In November, San Diego will go to the polls to decide whether or not it’ll let local NFL team the San Diego Chargers build a $1.8 billion stadium-convention center in the heart of the city. Most of the project will get backed by public dollars, with $1.15 billion getting funded through a 4 percentage point tax hike on the city’s hotel tax. The remaining $650 million will get financed through a combination of loans and private backing from both the NFL and team owners.
The funding part, at least, is clear. But when it comes to building and maintaining the stadium and its annex convention center over the years, the city is headed for a battle over who should get those jobs.

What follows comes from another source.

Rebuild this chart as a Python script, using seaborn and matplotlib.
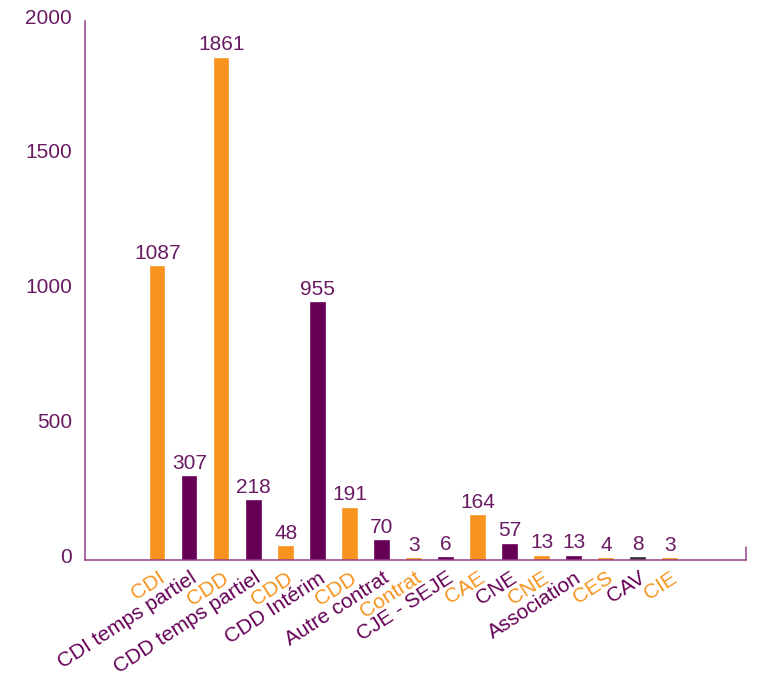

In April, when the Chargers announced they’d be working with a local union council to build a project labor agreement (PLA) into the plan, it left a lot of people scratching their heads. The PLA made news after owners met with a coalition of trade organizations, meaning it’ll likely give union-backed construction workers a direct pipeline to jobs building the infrastructure.
But nearly 94 percent of private-sector workers in San Diego are non-union, and for construction workers, that percentage hovers around 90 percent, according to anti-union advocate Eric Christen of the Coalition for Fair Employment in Construction.
“It’s a Hobbesian deal,” says Christen. “Just the fact that they’re willing to entertain it is so offensive and maddening to us.”